Moral Low Ground


Cory Maye, Once Sentenced to Death for Accidental Shooting of Home-Invading Cop, to be Released from Mississippi Prison

Prentiss, Mississippi, 2001. Just after midnight on the night after Christmas, a young man named Cory Maye was drifting off to sleep in his duplex after tucking his baby daughter in for the night. Suddenly, he was rudely awakened to the sound of armed men trying to kick down his door and invade his home. Being that he was a father, and being that his poor  Prentiss neighborhood wasn’t exactly the safest place on Earth, Maye ran into his bedroom, where his daughter Tacorriana was sleeping, and instinctively grabbed  the handgun he kept in the nightstand next to his bed. He crouched in the the dark next to baby Tacorriana, pointed the pistol at the door, and hoped the commotion outside would just go away.

It didn’t. Maye was terrified as he heard his front door being nearly knocked off its hinges, seconds later, the bedroom door was kicked open. Mayes instinctively fired three rounds into the darkness. The next thing he heard was someone screaming “Police! Police! You just shot an officer!” He dropped the gun. He knew he was fucked.

Just how fucked? Ron Jones, the cop Maye shot, turned out to be the son of Prentiss Police Chief Ron Jones Sr. Oh, and Maye is black and Jones was white. In deep-down Jefferson County, Mississippi. Jones died and Maye found himself hauled off to jail, severely beaten by police, then charged with capital murder for intentionally killing a police officer.

But why did the cops storm Maye’s home in the first place? It turns out that they’d had gotten a tip from a racist drug addict that a narcotics dealer was living in the duplex. Only trouble is, he lived in the other unit.

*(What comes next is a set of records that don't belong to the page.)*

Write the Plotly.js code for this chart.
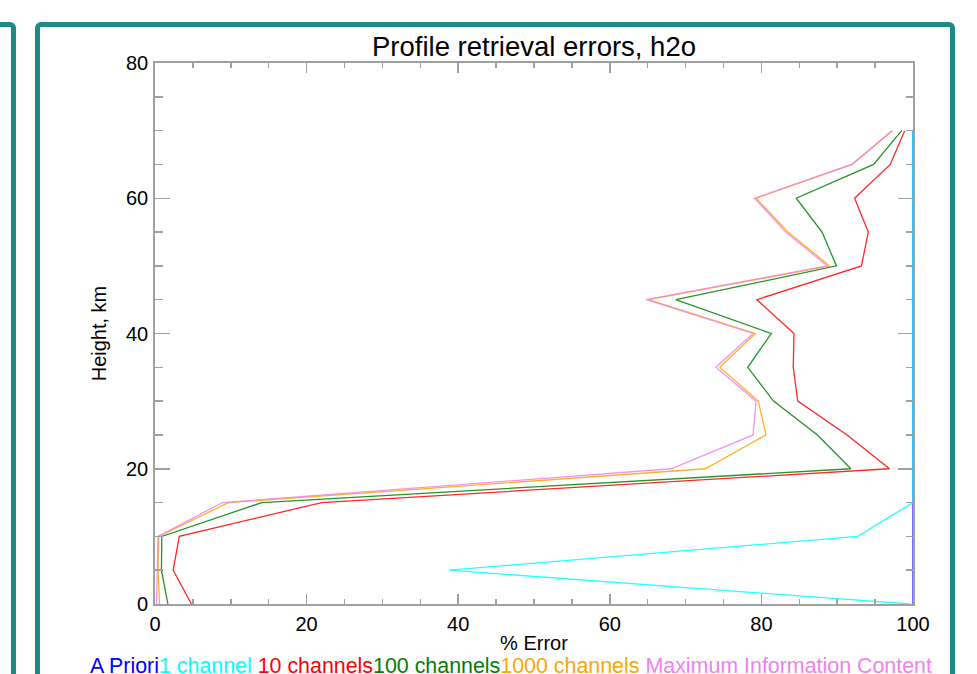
<!DOCTYPE html>
<html>
<head>
<meta charset="utf-8">
<script src="https://cdn.plot.ly/plotly-3.0.1.min.js"></script>
<style>
  html, body { margin: 0; padding: 0; background: #ffffff; overflow: hidden; }
  body { width: 977px; height: 674px; position: relative; }
  .frame { position: absolute; border: 5.5px solid #1d8a86; border-radius: 6px; box-sizing: border-box; }
  #leftFrame { left: -60px; top: 21.5px; width: 75.5px; height: 800px; }
  #mainFrame { left: 35px; top: 21.5px; width: 919.5px; height: 800px; }
  #chart { position: absolute; left: 0; top: 0; width: 977px; height: 674px; }
</style>
</head>
<body>
<div class="frame" id="leftFrame"></div>
<div class="frame" id="mainFrame"></div>
<div id="chart"></div>
<script>
// ---- data ----
const heights = [0, 5, 10, 15, 20, 25, 30, 35, 40, 45, 50, 55, 60, 65, 70];

const aPriori        = [100, 100, 100, 100, 100, 100, 100, 100, 100, 100, 100, 100, 100, 100, 100];
const oneChannel     = [99.6, 38.8, 92.7, 100, 100, 100, 100, 100, 100, 100, 100, 100, 100, 100, 100];
const tenChannels    = [4.8, 2.4, 3.2, 22.0, 96.9, 91.3, 84.8, 84.2, 84.3, 79.4, 93.2, 94.1, 92.3, 97.0, 98.9];
const hundredChannels= [1.7, 0.85, 0.9, 14.1, 91.8, 87.4, 81.6, 78.2, 81.3, 68.7, 89.9, 88.0, 84.6, 94.8, 98.5];
const thousandChannels=[0.6, 0.4, 0.5, 9.7, 72.6, 80.6, 79.6, 74.5, 79.2, 65.1, 89.0, 83.5, 79.3, 92.0, 97.3];
const maxInfoContent = [0.2, 0.3, 0.4, 8.9, 68.1, 78.9, 79.3, 74.0, 78.9, 64.8, 88.7, 83.2, 79.1, 91.9, 97.2];

const seriesNames  = ["A Priori", "1 channel ", "10 channels", "100 channels", "1000 channels ", "Maximum Information Content"];
const seriesColors = ["#0000ff", "#00ffff", "#ff0000", "#008000", "#ffa500", "#ee82ee"];
const seriesValues = [aPriori, oneChannel, tenChannels, hundredChannels, thousandChannels, maxInfoContent];

const xTickVals = [0, 20, 40, 60, 80, 100];
const yTickVals = [0, 20, 40, 60, 80];

// ---- traces ----
const traces = seriesValues.map((vals, i) => ({
  type: "scatter",
  mode: "lines",
  x: vals,
  y: heights,
  name: seriesNames[i].trim(),
  line: { color: seriesColors[i], width: 1.3 },
  opacity: 0.85,
  hoverinfo: "x+y+name",
  cliponaxis: true
}));

const legendText = seriesNames.map((n, i) =>
  '<span style="color:' + seriesColors[i] + '">' + n.replace(/ $/, "&nbsp;") + '</span>').join("");

const FONT = '"Liberation Sans", Arial, Helvetica, sans-serif';
const axisGrey = "#a0a0a0";

const layout = {
  width: 977,
  height: 674,
  paper_bgcolor: "rgba(0,0,0,0)",
  plot_bgcolor: "#ffffff",
  margin: { l: 155, r: 64, t: 63, b: 70, pad: 0 },
  showlegend: false,
  font: { family: FONT, size: 20, color: "#000000" },
  title: {
    text: "Profile retrieval errors, h2o",
    font: { family: FONT, size: 27.5, color: "#000000" },
    x: 0.5, xref: "paper", xanchor: "center",
    y: 0.931, yref: "container", yanchor: "middle"
  },
  xaxis: {
    range: [0, 100],
    tickvals: xTickVals,
    ticktext: xTickVals.map(String),
    ticks: "inside",
    ticklen: 10,
    tickwidth: 1.5,
    tickcolor: axisGrey,
    minor: { dtick: 5, ticks: "inside", ticklen: 5, tickwidth: 1.5, tickcolor: axisGrey, showgrid: false },
    showline: true, linecolor: axisGrey, linewidth: 1.8,
    mirror: "ticks",
    showgrid: false, zeroline: false,
    tickfont: { family: FONT, size: 20, color: "#000" },
    ticklabelstandoff: 1,
    title: { text: "% Error", font: { family: FONT, size: 20, color: "#000" }, standoff: 2.5 },
    automargin: false
  },
  yaxis: {
    range: [0, 80],
    tickvals: yTickVals,
    ticktext: yTickVals.map(String),
    ticks: "inside",
    ticklen: 15,
    tickwidth: 1.5,
    tickcolor: axisGrey,
    minor: { dtick: 5, ticks: "inside", ticklen: 7.5, tickwidth: 1.5, tickcolor: axisGrey, showgrid: false },
    showline: true, linecolor: axisGrey, linewidth: 1.8,
    mirror: "ticks",
    showgrid: false, zeroline: false,
    tickfont: { family: FONT, size: 20, color: "#000" },
    ticklabelstandoff: 1,
    title: { text: "Height, km", font: { family: FONT, size: 20, color: "#000" }, standoff: 14 },
    automargin: false
  },
  annotations: [{
    text: legendText,
    xref: "paper", yref: "paper",
    x: (88 - 155) / 758, xanchor: "left",
    y: (604 - 665.5) / 541, yanchor: "middle",
    showarrow: false,
    font: { family: FONT, size: 21.4 }
  }]
};

Plotly.newPlot("chart", traces, layout, { displayModeBar: false, staticPlot: true });
</script>
</body>
</html>
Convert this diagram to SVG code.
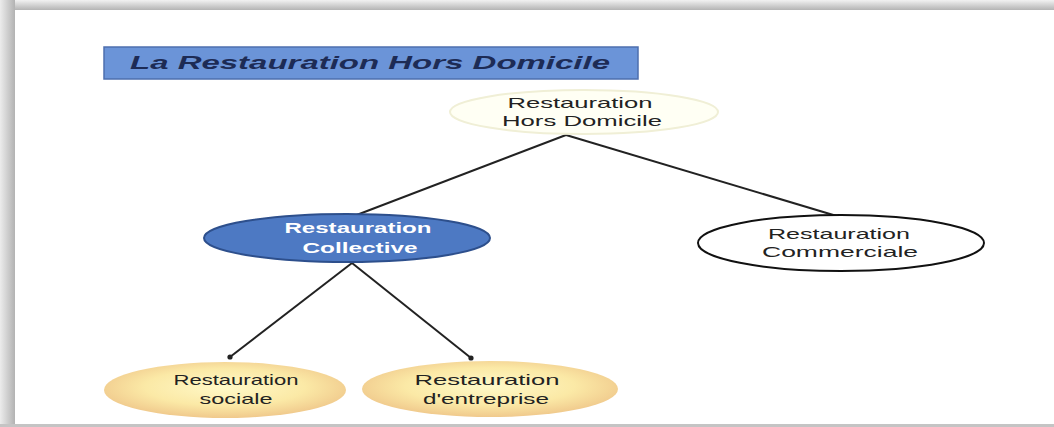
<svg xmlns="http://www.w3.org/2000/svg" width="1054" height="427" viewBox="0 0 1054 427">
<defs>
<style>
.lbl{font-family:"Liberation Sans",Arial,sans-serif;font-size:15px;fill:#222;text-anchor:middle}
.wlbl{font-family:"Liberation Sans",Arial,sans-serif;font-size:15px;font-weight:bold;fill:#ffffff;text-anchor:middle}
.conn{stroke:#222;stroke-width:2;fill:none}
</style>
<linearGradient id="topband" x1="0" y1="0" x2="0" y2="1">
<stop offset="0" stop-color="#f2f2f2"/><stop offset="1" stop-color="#b4b4b4"/>
</linearGradient>
<linearGradient id="leftband" x1="0" y1="0" x2="1" y2="0">
<stop offset="0" stop-color="#ececec"/><stop offset="1" stop-color="#b2b2b2"/>
</linearGradient>
<radialGradient id="yellow" cx="0.5" cy="0.45" r="0.55">
<stop offset="0" stop-color="#fff9c8"/><stop offset="0.6" stop-color="#fbe9a6"/><stop offset="1" stop-color="#f0c98c"/>
</radialGradient>
<marker id="dot" markerWidth="6" markerHeight="6" refX="3" refY="3" markerUnits="userSpaceOnUse">
<circle cx="3" cy="3" r="2.6" fill="#222"/>
</marker>
</defs>
<rect x="0" y="0" width="1054" height="427" fill="#ffffff"/>
<rect x="0" y="0" width="1054" height="10" fill="url(#topband)"/>
<rect x="0" y="0" width="15" height="427" fill="url(#leftband)"/>
<rect x="0" y="424" width="1054" height="3" fill="#c4c4c4"/>

<g id="title">
<rect x="104" y="47" width="534" height="32" fill="#6b94d8" stroke="#4d6fae" stroke-width="1.5"/>
<text x="370" y="69" font-family="'Liberation Sans',Arial,sans-serif" font-size="19" font-weight="bold" font-style="italic" fill="#1d2b55" text-anchor="middle" textLength="480" lengthAdjust="spacingAndGlyphs">La Restauration Hors Domicile</text>
</g>

<g id="connectors">
<line class="conn" x1="566" y1="135" x2="354" y2="216"/>
<line class="conn" x1="566" y1="135" x2="840" y2="217"/>
<line class="conn" x1="352" y1="263" x2="230" y2="357" marker-end="url(#dot)"/>
<line class="conn" x1="352" y1="263" x2="471" y2="358" marker-end="url(#dot)"/>
</g>

<g id="node-rhd">
<ellipse cx="584" cy="112" rx="134" ry="22" fill="#fffff4" stroke="#f0efd6" stroke-width="2"/>
<text class="lbl" x="580" y="108" textLength="145" lengthAdjust="spacingAndGlyphs">Restauration</text>
<text class="lbl" x="582" y="126" textLength="160" lengthAdjust="spacingAndGlyphs">Hors Domicile</text>
</g>

<g id="node-collective">
<ellipse cx="347" cy="238" rx="143" ry="24" fill="#4d79c3" stroke="#2d4f8c" stroke-width="2"/>
<text class="wlbl" x="358" y="233" textLength="147" lengthAdjust="spacingAndGlyphs">Restauration</text>
<text class="wlbl" x="360" y="253" textLength="115" lengthAdjust="spacingAndGlyphs">Collective</text>
</g>

<g id="node-commerciale">
<ellipse cx="841" cy="243" rx="143" ry="28" fill="#ffffff" stroke="#111" stroke-width="2"/>
<text class="lbl" x="839" y="239" textLength="142" lengthAdjust="spacingAndGlyphs">Restauration</text>
<text class="lbl" x="840" y="257" textLength="156" lengthAdjust="spacingAndGlyphs">Commerciale</text>
</g>

<g id="node-sociale">
<ellipse cx="225" cy="390" rx="121" ry="28" fill="url(#yellow)"/>
<text class="lbl" x="236" y="385" textLength="125" lengthAdjust="spacingAndGlyphs">Restauration</text>
<text class="lbl" x="236" y="404" textLength="73" lengthAdjust="spacingAndGlyphs">sociale</text>
</g>

<g id="node-entreprise">
<ellipse cx="490" cy="389" rx="128" ry="28" fill="url(#yellow)"/>
<text class="lbl" x="487" y="385" textLength="145" lengthAdjust="spacingAndGlyphs">Restauration</text>
<text class="lbl" x="486" y="404" textLength="126" lengthAdjust="spacingAndGlyphs">d'entreprise</text>
</g>
</svg>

In any case, the jury rejected his claim of mistaken self-defense, and due largely to an incompetent legal defense  and the testimony of a prosecution “forensics expert” who wasn’t even board-certified by a recognized authority,  Maye was found guilty and sentenced to die by lethal injection.

But  the death sentence was thrown out in 2007 by Judge Michael Eubanks, who found Maye’s defense counsel to be woefully inadequate. His sentence was commuted to life imprisonment without the possibility of parole. Then, in 2009, the Mississippi State Court of Appeals granted Maye a new trial. Things were looking up. Now it looks like he will soon be a free man. According to the Huffington Post, Mississippi Circuit Court Judge Prentiss Harrell has signed a plea agreement in which Maye pled guilty to manslaughter. After serving ten years behind bars– and seven years after he was sentenced to death– Cory Maye will be re-united with baby Tacorriana, now eleven years old, and breathe the sweet air of freedom.

It should have never come to this, but we can at least rejoice that a wrongfully convicted man will soon be free and a great injustice has been righted. On a long enough timeline, justice has a way of being served in this country, even in the darkest corner of Mississippi.